- Active: August 1944 - April 1945
- Country: Nazi Germany
- Branch: Army
- Type: Panzer
- Role: Armoured warfare
- Size: Division
- Engagements: Slovak National Uprising Budapest offensive

= Panzer Division Tatra =

Panzer Division Tatra (Panzer Training Division Tatra) was an armored division of the German Army formed in Moravia in August 1944. The division was hastily formed during the Slovak National Uprising of 1944 when the Germans feared that Slovakia might break away from the Axis powers and open the way for the advancing Red Army. After a brief punitive expedition against the Slovaks, the division was converted into a training formation. In March 1945, it was reorganized into the 232nd Panzer Division and was lost fighting in western Hungary.

==History==
===Panzer Division Tatra===
The division was formed as an emergency battle group (German: Alarmkampfgruppe) around a core of 1st Panzer Division veterans, the units from the 178th Panzer Division, and the staff of the Kleine Karpaten training facility in Malacky. Other personnel, according to Samuel Mitcham, "came from all over the map". The division's only tank battalion had 28 obsolete Panzer III and Panzer IV tanks and three Tiger Is. The division began by suppressing resistance in southern Moravia, and on 29 August 1944, moved to Žilina in north-western Slovakia.

The improvised division performed well against the Slovak uprising. It crushed the Slovaks, who were being aided by Soviet advisers, and recaptured Bratislava (German: Pressburg). After this initial success, the division was reorganized into a training division (German: Panzer-Feldausbildungs-Division Tatra). The division incorporated the XVII Panzer Corps command and its mechanized infantry and units of inland military districts; the men of the 1st Panzer eventually left Tatra. The division remained in Slovakia until the end of 1944. At the end of December 1944 the division had a total of 58 light tanks, 39 medium tanks, and 7 heavy tanks. There were a toal of only 2301 enlisted men and officers. In March 1945 (or, according to different sources, on 21 February 1945), the division was reorganized into the 232nd Reserve Panzer Division.
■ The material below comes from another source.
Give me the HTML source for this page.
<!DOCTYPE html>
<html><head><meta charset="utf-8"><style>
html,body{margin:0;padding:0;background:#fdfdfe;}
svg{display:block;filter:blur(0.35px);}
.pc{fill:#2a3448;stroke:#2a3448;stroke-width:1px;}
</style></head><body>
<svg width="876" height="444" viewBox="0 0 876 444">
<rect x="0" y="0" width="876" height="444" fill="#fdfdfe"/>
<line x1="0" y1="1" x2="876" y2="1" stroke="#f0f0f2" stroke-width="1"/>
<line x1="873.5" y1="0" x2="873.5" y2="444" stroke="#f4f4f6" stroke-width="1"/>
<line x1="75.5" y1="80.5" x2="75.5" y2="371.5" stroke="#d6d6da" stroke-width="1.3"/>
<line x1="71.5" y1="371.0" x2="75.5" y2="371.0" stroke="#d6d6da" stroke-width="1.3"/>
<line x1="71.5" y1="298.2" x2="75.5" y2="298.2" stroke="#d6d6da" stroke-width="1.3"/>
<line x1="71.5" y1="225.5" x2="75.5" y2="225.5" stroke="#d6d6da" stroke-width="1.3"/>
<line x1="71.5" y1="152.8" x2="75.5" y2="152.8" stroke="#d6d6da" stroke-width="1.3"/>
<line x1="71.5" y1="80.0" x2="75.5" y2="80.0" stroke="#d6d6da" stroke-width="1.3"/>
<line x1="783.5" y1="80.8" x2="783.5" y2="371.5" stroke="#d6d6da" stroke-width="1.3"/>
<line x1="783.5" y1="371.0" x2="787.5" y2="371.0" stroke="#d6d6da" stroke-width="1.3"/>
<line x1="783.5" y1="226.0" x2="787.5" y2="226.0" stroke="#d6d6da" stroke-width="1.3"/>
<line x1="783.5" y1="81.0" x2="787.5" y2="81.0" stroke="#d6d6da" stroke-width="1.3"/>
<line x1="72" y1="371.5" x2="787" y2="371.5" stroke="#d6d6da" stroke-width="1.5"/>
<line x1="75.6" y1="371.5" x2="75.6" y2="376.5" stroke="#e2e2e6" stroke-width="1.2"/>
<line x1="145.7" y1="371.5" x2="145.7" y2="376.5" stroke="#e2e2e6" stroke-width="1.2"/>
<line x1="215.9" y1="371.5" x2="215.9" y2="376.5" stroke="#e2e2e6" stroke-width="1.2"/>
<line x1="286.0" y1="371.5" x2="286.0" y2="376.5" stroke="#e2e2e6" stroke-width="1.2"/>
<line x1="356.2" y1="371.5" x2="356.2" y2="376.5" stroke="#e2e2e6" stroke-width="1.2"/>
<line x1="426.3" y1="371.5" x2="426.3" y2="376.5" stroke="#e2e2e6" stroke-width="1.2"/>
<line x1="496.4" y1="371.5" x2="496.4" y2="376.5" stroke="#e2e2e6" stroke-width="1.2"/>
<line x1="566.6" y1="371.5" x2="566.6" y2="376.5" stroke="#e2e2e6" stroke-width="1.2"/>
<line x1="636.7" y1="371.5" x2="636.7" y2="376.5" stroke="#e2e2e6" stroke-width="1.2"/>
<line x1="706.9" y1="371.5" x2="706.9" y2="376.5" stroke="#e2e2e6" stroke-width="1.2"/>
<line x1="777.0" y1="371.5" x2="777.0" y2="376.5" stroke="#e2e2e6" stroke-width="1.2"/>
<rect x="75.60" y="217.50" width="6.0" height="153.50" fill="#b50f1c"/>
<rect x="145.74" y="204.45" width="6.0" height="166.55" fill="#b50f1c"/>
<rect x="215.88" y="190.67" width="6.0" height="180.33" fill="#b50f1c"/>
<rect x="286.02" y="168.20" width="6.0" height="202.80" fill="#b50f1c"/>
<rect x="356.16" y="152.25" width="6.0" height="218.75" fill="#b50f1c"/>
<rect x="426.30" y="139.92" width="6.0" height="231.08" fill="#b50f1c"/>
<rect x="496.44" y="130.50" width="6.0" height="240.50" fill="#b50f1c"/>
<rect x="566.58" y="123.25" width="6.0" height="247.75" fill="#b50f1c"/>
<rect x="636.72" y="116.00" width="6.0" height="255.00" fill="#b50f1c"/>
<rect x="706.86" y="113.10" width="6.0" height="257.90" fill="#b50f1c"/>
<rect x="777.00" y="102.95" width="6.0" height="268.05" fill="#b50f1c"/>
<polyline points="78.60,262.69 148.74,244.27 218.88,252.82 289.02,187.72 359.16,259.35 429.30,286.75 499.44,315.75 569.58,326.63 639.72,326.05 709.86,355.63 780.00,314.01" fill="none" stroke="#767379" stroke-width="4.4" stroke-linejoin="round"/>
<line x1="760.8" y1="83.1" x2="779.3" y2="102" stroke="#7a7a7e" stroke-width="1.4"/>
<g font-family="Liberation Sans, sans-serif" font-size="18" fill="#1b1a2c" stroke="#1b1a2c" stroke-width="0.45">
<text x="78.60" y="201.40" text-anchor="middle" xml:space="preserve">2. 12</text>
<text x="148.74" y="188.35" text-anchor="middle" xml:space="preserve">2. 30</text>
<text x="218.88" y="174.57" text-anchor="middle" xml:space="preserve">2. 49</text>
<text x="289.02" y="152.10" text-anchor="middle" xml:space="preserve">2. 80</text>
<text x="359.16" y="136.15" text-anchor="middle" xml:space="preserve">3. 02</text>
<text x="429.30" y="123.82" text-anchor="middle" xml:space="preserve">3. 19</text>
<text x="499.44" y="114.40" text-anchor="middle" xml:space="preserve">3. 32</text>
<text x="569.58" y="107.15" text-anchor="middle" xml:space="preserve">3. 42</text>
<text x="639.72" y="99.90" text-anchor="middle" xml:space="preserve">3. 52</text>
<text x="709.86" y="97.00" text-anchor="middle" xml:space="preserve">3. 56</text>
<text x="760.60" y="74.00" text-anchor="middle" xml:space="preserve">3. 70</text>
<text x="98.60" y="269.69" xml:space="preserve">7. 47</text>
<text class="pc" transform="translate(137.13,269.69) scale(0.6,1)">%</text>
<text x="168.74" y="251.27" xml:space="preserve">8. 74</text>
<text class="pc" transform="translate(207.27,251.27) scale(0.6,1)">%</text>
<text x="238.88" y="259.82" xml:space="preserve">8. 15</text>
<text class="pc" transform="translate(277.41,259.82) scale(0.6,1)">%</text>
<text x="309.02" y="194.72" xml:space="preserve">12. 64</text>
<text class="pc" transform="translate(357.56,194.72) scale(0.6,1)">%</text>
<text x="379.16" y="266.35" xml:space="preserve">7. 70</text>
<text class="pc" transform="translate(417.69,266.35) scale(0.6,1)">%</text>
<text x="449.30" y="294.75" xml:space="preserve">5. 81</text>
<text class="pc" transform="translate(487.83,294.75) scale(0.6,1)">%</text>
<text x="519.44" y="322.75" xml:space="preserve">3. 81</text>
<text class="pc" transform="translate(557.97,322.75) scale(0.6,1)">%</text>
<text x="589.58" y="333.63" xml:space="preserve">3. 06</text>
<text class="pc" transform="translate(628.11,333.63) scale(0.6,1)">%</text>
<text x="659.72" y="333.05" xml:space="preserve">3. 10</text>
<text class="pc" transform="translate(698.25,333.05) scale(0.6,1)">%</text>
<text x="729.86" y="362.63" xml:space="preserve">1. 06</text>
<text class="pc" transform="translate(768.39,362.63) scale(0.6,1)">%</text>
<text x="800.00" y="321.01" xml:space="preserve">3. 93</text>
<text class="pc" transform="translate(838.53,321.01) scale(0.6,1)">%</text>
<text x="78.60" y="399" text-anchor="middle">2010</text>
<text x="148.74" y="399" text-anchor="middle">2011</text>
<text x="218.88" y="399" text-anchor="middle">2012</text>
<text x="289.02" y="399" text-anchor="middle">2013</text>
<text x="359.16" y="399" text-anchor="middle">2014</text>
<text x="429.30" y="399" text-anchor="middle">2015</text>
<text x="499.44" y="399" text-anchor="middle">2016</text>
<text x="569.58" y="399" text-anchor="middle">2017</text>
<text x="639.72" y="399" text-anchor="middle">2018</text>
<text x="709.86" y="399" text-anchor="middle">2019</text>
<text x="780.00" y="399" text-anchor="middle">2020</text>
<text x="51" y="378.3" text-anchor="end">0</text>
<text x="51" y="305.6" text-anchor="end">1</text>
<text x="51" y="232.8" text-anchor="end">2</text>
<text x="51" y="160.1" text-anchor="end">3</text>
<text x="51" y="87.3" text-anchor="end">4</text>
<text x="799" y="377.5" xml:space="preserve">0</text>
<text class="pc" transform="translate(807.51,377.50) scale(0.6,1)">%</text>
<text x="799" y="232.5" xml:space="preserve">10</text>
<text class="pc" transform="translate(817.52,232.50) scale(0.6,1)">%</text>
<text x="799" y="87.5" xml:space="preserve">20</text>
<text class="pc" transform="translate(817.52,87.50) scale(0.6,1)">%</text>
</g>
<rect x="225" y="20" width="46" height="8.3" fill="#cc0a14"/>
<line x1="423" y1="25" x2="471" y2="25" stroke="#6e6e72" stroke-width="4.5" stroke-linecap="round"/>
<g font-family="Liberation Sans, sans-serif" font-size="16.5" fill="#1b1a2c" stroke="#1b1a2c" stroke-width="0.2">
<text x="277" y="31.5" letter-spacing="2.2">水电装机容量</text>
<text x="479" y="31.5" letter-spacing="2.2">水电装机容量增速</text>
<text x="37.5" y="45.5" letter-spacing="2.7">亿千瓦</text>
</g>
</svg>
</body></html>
===232nd Panzer Division===
After the reorganization, former training regiments of Tatra (82nd and 85th Training Regiments) were also reorganized and renamed the 101st and 102nd Panzer Grenadiers. Auxiliary units (flak, etc.) retained their original Tatra numbers. The unit was hurriedly sent to join the reserves of Army Group South and was almost immediately thrown into defensive action with the 8th Army.

On 26 March, the division was stationed near Marcaltő in Hungary. The fighting continued for three more days. Divisional commander Generalmajor Hans-Ulrich Back was wounded on 29 March and escaped captivity. The division ceased to exist by 1 April 1945.

== Commanding officers ==
- Generalleutnant Friedrich-Wilhelm von Loeper, 9 October 1944
- Generalmajor Hans-Ulrich Back, February – March 1945

==Sources==
- Samuel Mitcham (2007). German Order of Battle: Panzer, Panzer Grenadier, and Waffen SS Divisions in World War II. Stackpole Books. ISBN 0-8117-3438-2.
- Huber Meyer (2005). The 12th SS: The History Of The Hitler Youth Panzer Division. Stackpole Books. ISBN 0-8117-3199-5.